Having remote competition is a different feeling than last year, when Pineiro and Elliott Fry entered training camp in an open competition for the job. The Bears — and fans — evaluated every kick.
“I haven’t gotten to know [Ahmed],” Pineiro said. “We’ve done a couple of Zoom meetings together. But as far as them signing him, I obviously expected it. Everybody has to compete. That’s just part of that.”
Pineiro — who is up to 187 pounds after adding eight pounds of muscle at the Bears’ suggestion — will benefit from the full season of experience. He went 23-for-28 last year on field goals and made all-but-two of his 29 extra points.
“My biggest struggle was going from a windy game right in Chicago and then going and playing in a dome in Detroit,” he said. “Getting focused on the little things was the biggest thing for me. That was probably the biggest learning experience, was going from a windy game in 30 mile per hour winds and then playing in a dome. The transition was the biggest things for me.”

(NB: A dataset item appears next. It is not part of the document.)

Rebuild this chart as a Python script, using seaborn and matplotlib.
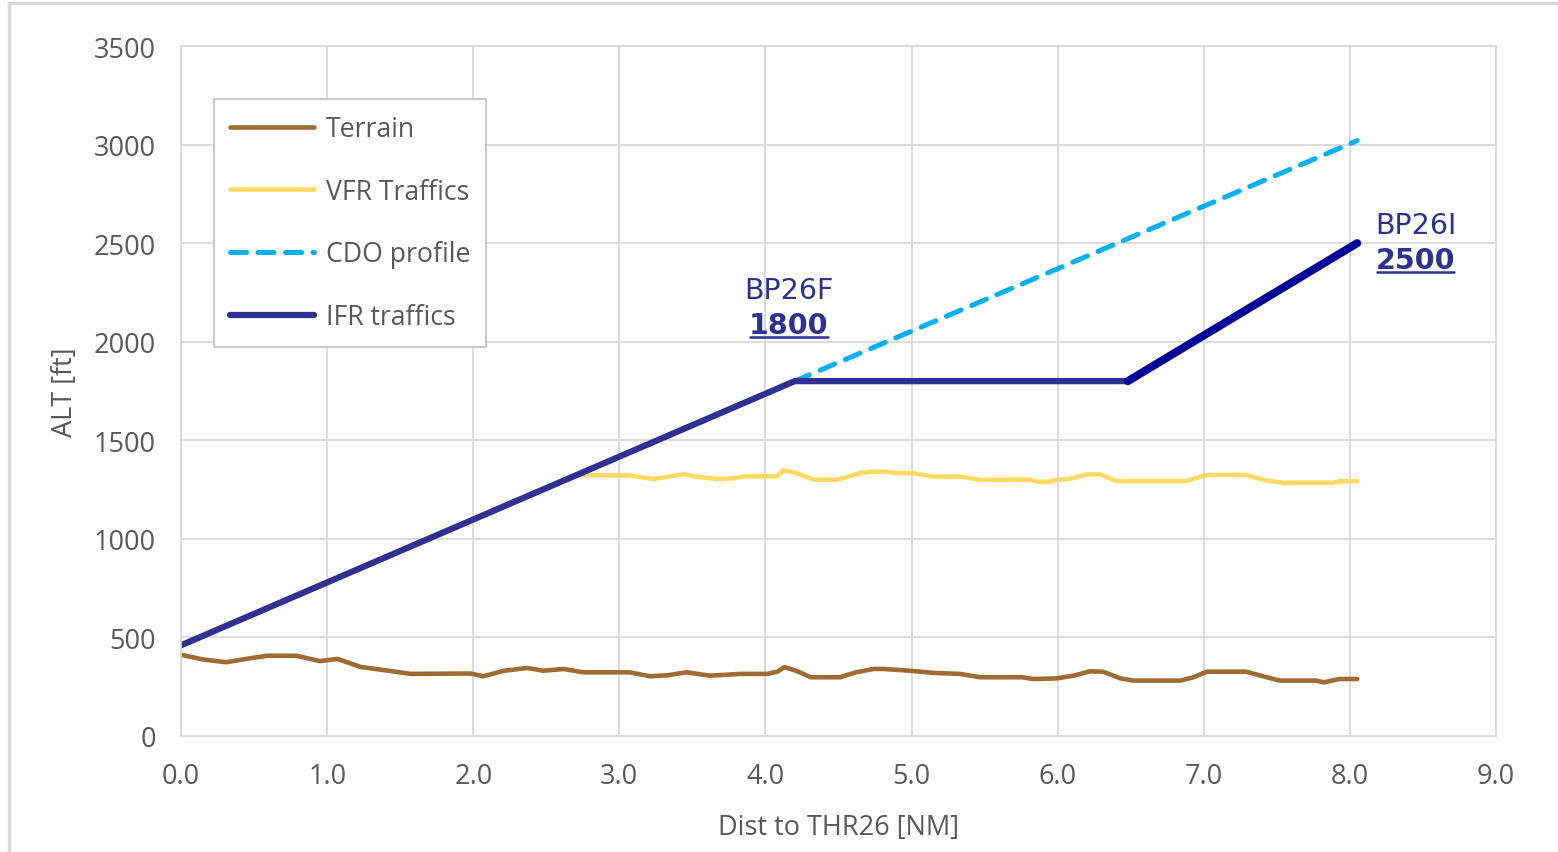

This offseason, though, presents a different kind of transition.
“I love the way that he handled last year,” Nagy said. “It wasn’t easy. And we tried that on purpose with the kicking challenges and competitions that we had. But he pulled through that. To us, that’s the silver lining.
“At the same time, let’s make sure that he understands and we understand that the more pressure situations, the more experience that he gets, it’ll help us and help him down the road.”